■ **What is required**: Give the listing again character for character, but drop the images.

════════

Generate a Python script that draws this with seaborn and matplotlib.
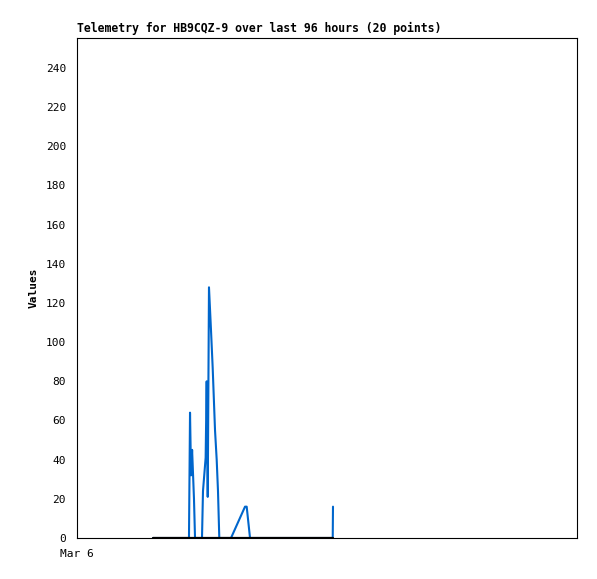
import matplotlib
matplotlib.use("Agg")
import matplotlib.pyplot as plt
import seaborn as sns
import pandas as pd

# hours since Mar 6 00:00
hours = [14.6, 21.5, 21.7, 21.9, 22.1, 22.46, 22.66, 24.0, 24.19, 24.7, 24.9, 25.1,
         25.34, 25.73, 26.05, 26.5, 26.82, 27.07, 27.32, 29.57, 32.26, 32.58, 33.22,
         49.1, 49.15]
values = [0, 0, 64, 32, 45, 20, 0, 0, 24, 41, 80, 21,
          128, 106, 87, 55, 40, 24, 0, 0, 16, 16, 0,
          0, 16]
base_hours = [14.6, 49.1]
base_values = [0, 0]

title = "Telemetry for HB9CQZ-9 over last 96 hours (20 points)"
ylabel = "Values"
xtick_pos = [0]
xtick_labels = ["Mar 6"]
ytick_vals = list(range(0, 241, 20))

sns.set_style("white")
plt.rcParams['font.family'] = ['DejaVu Sans Mono', 'DejaVu Sans']
plt.rcParams['text.color'] = 'black'
plt.rcParams['axes.labelcolor'] = 'black'
plt.rcParams['xtick.color'] = 'black'
plt.rcParams['ytick.color'] = 'black'

fig = plt.figure(figsize=(5.97, 5.79), dpi=100)
ax = fig.add_axes([77/597, 41/579, 500/597, 500/579])

df = pd.DataFrame({"h": hours, "v": values})
bdf = pd.DataFrame({"h": base_hours, "v": base_values})
sns.lineplot(data=df, x="h", y="v", sort=False, estimator=None, ax=ax,
             color="#0066cc", linewidth=1.5)
sns.lineplot(data=bdf, x="h", y="v", sort=False, estimator=None, ax=ax,
             color="black", linewidth=1.6)

ax.set_xlim(0, 96)
ax.set_ylim(0, 255.3)
ax.set_yticks(ytick_vals)
ax.set_yticklabels([str(v) for v in ytick_vals], fontsize=8)
ax.set_xticks(xtick_pos)
ax.set_xticklabels(xtick_labels, fontsize=8)
ax.tick_params(axis='both', direction='out', length=5, width=0.8, colors='black', pad=3)
for s in ax.spines.values():
    s.set_color('black')
    s.set_linewidth(0.8)
ax.set_xlabel("")
ax.set_ylabel(ylabel, fontsize=8, fontweight='bold', labelpad=5, color='black')
ax.set_title(title, fontsize=8.3, fontweight='bold', loc='left', pad=4, color='black')

fig.savefig("out.png", dpi=100)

════════

■ **Response**:
Generate a Python script that draws this with seaborn and matplotlib.
import matplotlib
matplotlib.use("Agg")
import matplotlib.pyplot as plt
import seaborn as sns
import pandas as pd

# hours since Mar 6 00:00
hours = [14.6, 21.5, 21.7, 21.9, 22.1, 22.46, 22.66, 24.0, 24.19, 24.7, 24.9, 25.1,
         25.34, 25.73, 26.05, 26.5, 26.82, 27.07, 27.32, 29.57, 32.26, 32.58, 33.22,
         49.1, 49.15]
values = [0, 0, 64, 32, 45, 20, 0, 0, 24, 41, 80, 21,
          128, 106, 87, 55, 40, 24, 0, 0, 16, 16, 0,
          0, 16]
base_hours = [14.6, 49.1]
base_values = [0, 0]

title = "Telemetry for HB9CQZ-9 over last 96 hours (20 points)"
ylabel = "Values"
xtick_pos = [0]
xtick_labels = ["Mar 6"]
ytick_vals = list(range(0, 241, 20))

sns.set_style("white")
plt.rcParams['font.family'] = ['DejaVu Sans Mono', 'DejaVu Sans']
plt.rcParams['text.color'] = 'black'
plt.rcParams['axes.labelcolor'] = 'black'
plt.rcParams['xtick.color'] = 'black'
plt.rcParams['ytick.color'] = 'black'

fig = plt.figure(figsize=(5.97, 5.79), dpi=100)
ax = fig.add_axes([77/597, 41/579, 500/597, 500/579])

df = pd.DataFrame({"h": hours, "v": values})
bdf = pd.DataFrame({"h": base_hours, "v": base_values})
sns.lineplot(data=df, x="h", y="v", sort=False, estimator=None, ax=ax,
             color="#0066cc", linewidth=1.5)
sns.lineplot(data=bdf, x="h", y="v", sort=False, estimator=None, ax=ax,
             color="black", linewidth=1.6)

ax.set_xlim(0, 96)
ax.set_ylim(0, 255.3)
ax.set_yticks(ytick_vals)
ax.set_yticklabels([str(v) for v in ytick_vals], fontsize=8)
ax.set_xticks(xtick_pos)
ax.set_xticklabels(xtick_labels, fontsize=8)
ax.tick_params(axis='both', direction='out', length=5, width=0.8, colors='black', pad=3)
for s in ax.spines.values():
    s.set_color('black')
    s.set_linewidth(0.8)
ax.set_xlabel("")
ax.set_ylabel(ylabel, fontsize=8, fontweight='bold', labelpad=5, color='black')
ax.set_title(title, fontsize=8.3, fontweight='bold', loc='left', pad=4, color='black')

fig.savefig("out.png", dpi=100)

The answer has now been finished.